==== Given information
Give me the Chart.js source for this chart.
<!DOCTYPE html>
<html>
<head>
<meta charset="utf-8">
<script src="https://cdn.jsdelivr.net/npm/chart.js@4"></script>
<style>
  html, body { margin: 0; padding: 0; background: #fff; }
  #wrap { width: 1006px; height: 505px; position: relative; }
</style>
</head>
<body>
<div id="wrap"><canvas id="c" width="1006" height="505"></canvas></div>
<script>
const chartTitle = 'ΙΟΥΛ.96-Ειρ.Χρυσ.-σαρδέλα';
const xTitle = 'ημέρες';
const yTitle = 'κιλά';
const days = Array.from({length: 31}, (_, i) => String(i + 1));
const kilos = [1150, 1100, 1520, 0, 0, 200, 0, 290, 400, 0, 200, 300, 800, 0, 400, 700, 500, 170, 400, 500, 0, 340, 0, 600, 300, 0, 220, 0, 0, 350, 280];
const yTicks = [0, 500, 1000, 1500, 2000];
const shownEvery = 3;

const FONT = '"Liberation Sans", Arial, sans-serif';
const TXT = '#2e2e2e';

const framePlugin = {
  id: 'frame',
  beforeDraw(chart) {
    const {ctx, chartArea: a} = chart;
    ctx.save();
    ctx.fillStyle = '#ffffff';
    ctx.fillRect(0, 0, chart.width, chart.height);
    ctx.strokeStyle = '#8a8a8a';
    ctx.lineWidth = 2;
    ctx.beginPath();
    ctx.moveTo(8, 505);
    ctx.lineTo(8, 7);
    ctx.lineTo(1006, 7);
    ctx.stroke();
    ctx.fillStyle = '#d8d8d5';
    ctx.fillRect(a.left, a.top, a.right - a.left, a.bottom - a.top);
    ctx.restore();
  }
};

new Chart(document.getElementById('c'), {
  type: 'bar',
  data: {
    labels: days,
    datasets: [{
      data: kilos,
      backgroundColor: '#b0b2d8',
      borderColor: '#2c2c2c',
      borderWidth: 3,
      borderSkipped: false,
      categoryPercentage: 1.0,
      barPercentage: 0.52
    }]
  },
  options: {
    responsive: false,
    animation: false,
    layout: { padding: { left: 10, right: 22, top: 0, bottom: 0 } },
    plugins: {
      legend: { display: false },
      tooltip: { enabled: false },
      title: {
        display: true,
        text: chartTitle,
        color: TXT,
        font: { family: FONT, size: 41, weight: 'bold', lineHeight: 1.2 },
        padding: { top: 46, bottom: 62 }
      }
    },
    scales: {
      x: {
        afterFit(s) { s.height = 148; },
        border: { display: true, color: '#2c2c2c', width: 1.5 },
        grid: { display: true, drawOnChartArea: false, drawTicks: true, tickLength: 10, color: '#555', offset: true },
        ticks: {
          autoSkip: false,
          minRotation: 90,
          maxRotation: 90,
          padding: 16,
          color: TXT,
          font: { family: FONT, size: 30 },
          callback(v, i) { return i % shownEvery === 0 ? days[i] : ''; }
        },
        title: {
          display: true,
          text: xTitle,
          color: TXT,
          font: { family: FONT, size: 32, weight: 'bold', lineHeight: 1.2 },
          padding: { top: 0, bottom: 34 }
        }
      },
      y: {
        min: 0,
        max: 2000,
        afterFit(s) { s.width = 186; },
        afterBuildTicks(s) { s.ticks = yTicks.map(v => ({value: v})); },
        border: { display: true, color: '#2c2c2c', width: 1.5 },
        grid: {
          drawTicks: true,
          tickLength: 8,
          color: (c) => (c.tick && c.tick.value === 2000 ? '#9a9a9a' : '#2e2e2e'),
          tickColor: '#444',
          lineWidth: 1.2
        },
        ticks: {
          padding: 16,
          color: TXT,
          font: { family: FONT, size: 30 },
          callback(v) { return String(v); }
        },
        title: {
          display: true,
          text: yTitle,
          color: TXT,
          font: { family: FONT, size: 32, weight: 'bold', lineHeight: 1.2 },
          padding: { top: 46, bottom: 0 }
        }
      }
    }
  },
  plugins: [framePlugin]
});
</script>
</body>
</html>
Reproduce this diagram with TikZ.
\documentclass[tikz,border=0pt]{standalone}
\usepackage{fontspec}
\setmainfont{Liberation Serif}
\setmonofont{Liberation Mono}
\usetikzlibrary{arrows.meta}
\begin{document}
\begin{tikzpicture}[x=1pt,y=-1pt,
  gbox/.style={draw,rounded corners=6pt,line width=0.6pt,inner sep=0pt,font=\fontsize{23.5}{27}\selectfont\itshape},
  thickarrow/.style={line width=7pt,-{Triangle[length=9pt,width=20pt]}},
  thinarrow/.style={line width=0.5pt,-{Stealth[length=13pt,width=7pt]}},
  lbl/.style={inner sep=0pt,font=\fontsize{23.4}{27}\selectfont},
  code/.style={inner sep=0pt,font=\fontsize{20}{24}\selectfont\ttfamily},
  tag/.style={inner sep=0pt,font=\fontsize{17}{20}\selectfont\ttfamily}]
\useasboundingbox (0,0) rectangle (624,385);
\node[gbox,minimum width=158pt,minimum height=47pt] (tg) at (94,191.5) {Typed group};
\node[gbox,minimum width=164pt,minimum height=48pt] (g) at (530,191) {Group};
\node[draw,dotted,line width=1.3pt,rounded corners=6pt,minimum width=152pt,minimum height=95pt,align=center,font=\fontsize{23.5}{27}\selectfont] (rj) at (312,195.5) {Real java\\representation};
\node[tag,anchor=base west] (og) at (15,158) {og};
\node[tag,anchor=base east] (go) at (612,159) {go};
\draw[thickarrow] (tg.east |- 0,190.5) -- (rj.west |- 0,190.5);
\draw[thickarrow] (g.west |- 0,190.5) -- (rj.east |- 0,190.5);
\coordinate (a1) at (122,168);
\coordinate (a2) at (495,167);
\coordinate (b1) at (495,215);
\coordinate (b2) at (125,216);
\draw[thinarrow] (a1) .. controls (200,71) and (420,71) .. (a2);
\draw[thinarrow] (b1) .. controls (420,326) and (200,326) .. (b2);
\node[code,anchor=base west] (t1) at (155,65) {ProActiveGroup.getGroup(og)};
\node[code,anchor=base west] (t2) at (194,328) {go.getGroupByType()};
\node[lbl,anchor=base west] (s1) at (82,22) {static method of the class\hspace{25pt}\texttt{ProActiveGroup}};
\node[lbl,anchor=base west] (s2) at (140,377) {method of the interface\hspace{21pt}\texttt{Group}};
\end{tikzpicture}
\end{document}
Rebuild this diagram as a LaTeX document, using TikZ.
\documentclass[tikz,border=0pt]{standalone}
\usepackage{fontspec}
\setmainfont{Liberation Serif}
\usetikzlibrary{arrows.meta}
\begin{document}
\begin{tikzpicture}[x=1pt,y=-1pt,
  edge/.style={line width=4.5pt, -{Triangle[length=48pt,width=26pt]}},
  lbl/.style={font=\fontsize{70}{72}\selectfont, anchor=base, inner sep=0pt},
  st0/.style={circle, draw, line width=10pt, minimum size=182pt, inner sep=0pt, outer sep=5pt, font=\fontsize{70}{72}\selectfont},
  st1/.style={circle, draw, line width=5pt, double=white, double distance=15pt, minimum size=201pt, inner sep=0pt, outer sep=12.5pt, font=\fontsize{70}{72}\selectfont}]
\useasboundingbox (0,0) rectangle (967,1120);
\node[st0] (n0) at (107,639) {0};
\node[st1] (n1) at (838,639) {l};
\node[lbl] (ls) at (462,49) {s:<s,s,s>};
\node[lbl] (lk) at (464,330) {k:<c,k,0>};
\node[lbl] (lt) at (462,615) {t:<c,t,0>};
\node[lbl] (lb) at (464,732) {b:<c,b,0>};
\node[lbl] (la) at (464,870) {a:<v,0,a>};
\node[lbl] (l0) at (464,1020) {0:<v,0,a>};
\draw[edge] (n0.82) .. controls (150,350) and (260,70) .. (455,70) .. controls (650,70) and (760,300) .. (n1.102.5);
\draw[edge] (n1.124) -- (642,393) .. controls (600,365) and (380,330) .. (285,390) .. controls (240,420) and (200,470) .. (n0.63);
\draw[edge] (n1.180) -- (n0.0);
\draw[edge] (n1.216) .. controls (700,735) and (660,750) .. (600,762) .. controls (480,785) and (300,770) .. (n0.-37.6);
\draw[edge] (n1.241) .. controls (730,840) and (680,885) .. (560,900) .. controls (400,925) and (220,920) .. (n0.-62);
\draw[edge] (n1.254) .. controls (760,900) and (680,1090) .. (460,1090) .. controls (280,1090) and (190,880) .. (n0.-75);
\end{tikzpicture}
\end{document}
========
Exercise objective
Print, please, the lines from the first line of the material through the line that contains "const TXT = '#2e2e2e';", exactly as written and with nothing added.

Output below
Give me the Chart.js source for this chart.
<!DOCTYPE html>
<html>
<head>
<meta charset="utf-8">
<script src="https://cdn.jsdelivr.net/npm/chart.js@4"></script>
<style>
  html, body { margin: 0; padding: 0; background: #fff; }
  #wrap { width: 1006px; height: 505px; position: relative; }
</style>
</head>
<body>
<div id="wrap"><canvas id="c" width="1006" height="505"></canvas></div>
<script>
const chartTitle = 'ΙΟΥΛ.96-Ειρ.Χρυσ.-σαρδέλα';
const xTitle = 'ημέρες';
const yTitle = 'κιλά';
const days = Array.from({length: 31}, (_, i) => String(i + 1));
const kilos = [1150, 1100, 1520, 0, 0, 200, 0, 290, 400, 0, 200, 300, 800, 0, 400, 700, 500, 170, 400, 500, 0, 340, 0, 600, 300, 0, 220, 0, 0, 350, 280];
const yTicks = [0, 500, 1000, 1500, 2000];
const shownEvery = 3;

const FONT = '"Liberation Sans", Arial, sans-serif';
const TXT = '#2e2e2e';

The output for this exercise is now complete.